For the members of the Defence CBRN Wing, their visit to JBLM is the end of a month-long trip to the U.S. conducting various levels technical chemical training at various points across the country.
"We spent our first three weeks training and going through various scenarios at Dugway (Proving Grounds) in Utah," said Flying Commander 1st Lt. Anthony Francis, platoon commander, 26th Squadron. "Then we were able to arrive here to conduct this combined training at JBLM. It is important for us to see what the American soldiers do so that we are able to feed off each other's skills."
As the chemical soldiers worked through their scenario, the teams made up of combined members from the U.K. and the U.S. so they could view and experience the differences in how each force handles a chemical threat.
"Really everything we do is pretty similar," Rios said. "But like anything else, there are some things they do more efficiently and some things we do more efficiently. What is important is that we all learn from each other."
One major difference that the allied teams found is how the two countries develop their chemical soldiers.

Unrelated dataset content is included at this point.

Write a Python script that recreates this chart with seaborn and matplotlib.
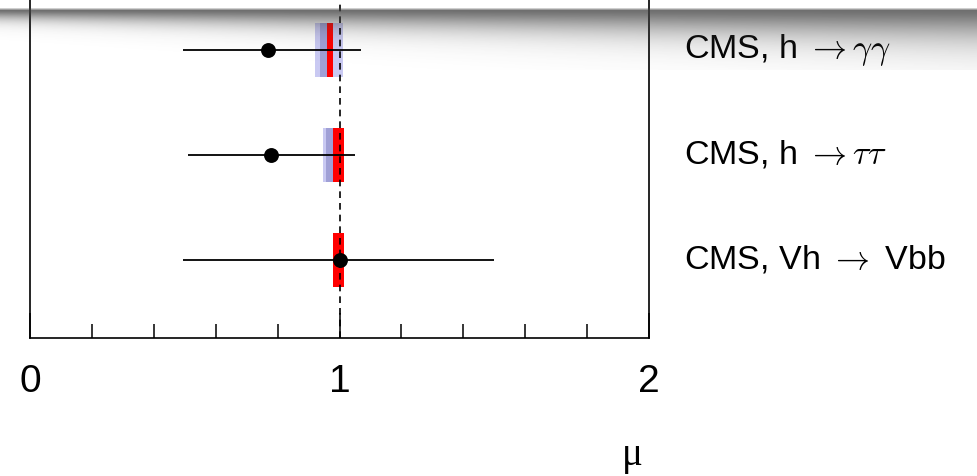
import numpy as np
import matplotlib
matplotlib.use("Agg")
import matplotlib.pyplot as plt
import seaborn as sns

# ---- data ----
labels = [r"CMS, h $\rightarrow\gamma\gamma$",
          r"CMS, h $\rightarrow\tau\tau$",
          r"CMS, Vh $\rightarrow$ Vbb"]
mu = [0.77, 0.78, 1.00]
err_lo = [0.495, 0.51, 0.495]
err_hi = [1.07, 1.05, 1.50]
outer_lo = [0.922, 0.948, np.nan]
outer_hi = [1.010, 1.013, np.nan]
mid_lo = [0.938, 0.955, np.nan]
mid_hi = [0.980, 0.980, np.nan]
red_lo = [0.961, 0.980, 0.980]
red_hi = [0.980, 1.013, 1.013]
xticks_major = [0, 1, 2]
xtick_labels = ["0", "1", "2"]

sns.set_style("ticks")
plt.rcParams["font.family"] = ["Liberation Sans", "DejaVu Sans"]
plt.rcParams["text.color"] = "black"
plt.rcParams["xtick.color"] = "black"
plt.rcParams["mathtext.fontset"] = "cm"

W, H = 977, 476
fig = plt.figure(figsize=(W / 100, H / 100), dpi=100)
ax = fig.add_axes([30 / W, (H - 338) / H, (649 - 30) / W, 366 / H])

ypos = [2, 1, 0]
hh = 0.52
for i in range(3):
    if not np.isnan(outer_lo[i]):
        ax.barh(ypos[i], outer_hi[i] - outer_lo[i], left=outer_lo[i], height=hh,
                color="#c9c9f2", edgecolor="none", zorder=1)
        ax.barh(ypos[i], mid_hi[i] - mid_lo[i], left=mid_lo[i], height=hh,
                color="#a0a0d6", edgecolor="none", zorder=2)
    ax.barh(ypos[i], red_hi[i] - red_lo[i], left=red_lo[i], height=hh,
            color="#ff0000", edgecolor="none", zorder=3)

ax.axvline(1.0, color="black", lw=1.2, ls=(0, (4, 3)), zorder=4)
ax.hlines(ypos, err_lo, err_hi, color="black", lw=1.3, zorder=5)
sns.scatterplot(x=mu, y=ypos, ax=ax, color="black", s=115, edgecolor="black",
                linewidth=0, zorder=6, legend=False)

ax.set_xlim(0, 2)
ax.set_ylim(-0.743, 2.743)
ax.set_yticks([])
ax.set_xticks(xticks_major)
ax.set_xticklabels(xtick_labels, fontsize=28, color="black")
ax.set_xticks(np.arange(0.2, 2.0, 0.2), minor=True)
ax.tick_params(axis="x", which="major", direction="in", length=18, width=1.1, pad=19)
ax.tick_params(axis="x", which="minor", direction="in", length=10, width=1.1)
for s in ["left", "right", "bottom"]:
    ax.spines[s].set_linewidth(1.2)
    ax.spines[s].set_color("black")
ax.spines["top"].set_visible(False)
ax.set_xlabel("")
ax.set_ylabel("")

for i in range(3):
    ax.text((684 - 30) / 309.5, ypos[i], labels[i], fontsize=24.5, va="center",
            ha="left", clip_on=False, color="black")

fig.text(632 / W, 1 - 455 / H, "\u03bc", fontsize=28, ha="center", va="center",
         family=["Liberation Serif", "DejaVu Serif"], color="black")

# page shadow decoration at the top
sh = 70
sax = fig.add_axes([0, 1 - sh / H, 1, sh / H])
yy, xx = np.mgrid[0:sh, 0:W]
f = xx / W
y0 = 10.0
L = 9 + 20 * f
prof = np.where(yy < y0, np.clip((yy - (y0 - 3)) / 3, 0, 1),
                np.exp(-((yy - y0) / L) ** 1.4))
alpha = 0.75 * prof
rgba = np.zeros((sh, W, 4))
rgba[..., :3] = 0.25
rgba[..., 3] = alpha
sax.imshow(rgba, aspect="auto", interpolation="bilinear", extent=(0, W, sh, 0))
sax.set_axis_off()

fig.savefig("out.png", dpi=100)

"My guys are essentially infantry who will dive into the CBRN world for only two or three years and then back into the infantry," Francis said. "It is not a career driven career like it is for the Americans. So it is more urgent that we train them up very quickly."
For a soldier who is new to the chemical world, the opportunity to work with another country has proven to be a learning experience both culturally and professionally.
"It has been amazing, they are great guys to work with," said Pvt. Robert Smith, a native of Corpus Christi, Texas. "I have learned a lot and really like many of the techniques they use. It would be great to see them implemented with our procedures."
For the team leader, Rios is hoping that his soldiers take away vital information that would be important to them should the two nations respond to a chemical attack together.
"I want my guys to take away from this training that there are more ways than one to accomplish a mission," Rios said. "The most important is communication and having the basis and foundation of understanding that this is serious. We have to be able to work with our NATO partners."
As the training wound down, the joint operation proved the two forces would be able to work well together in the future. The training also helped to form a special bond between the two nation's soldiers.
"If something were to kick off, I would love to have the opportunity to deploy and engage in a CBRN mission with our partners we worked with today," said Rios. "They are incredibly professional and very adaptive to different ideas and how we approach a threat."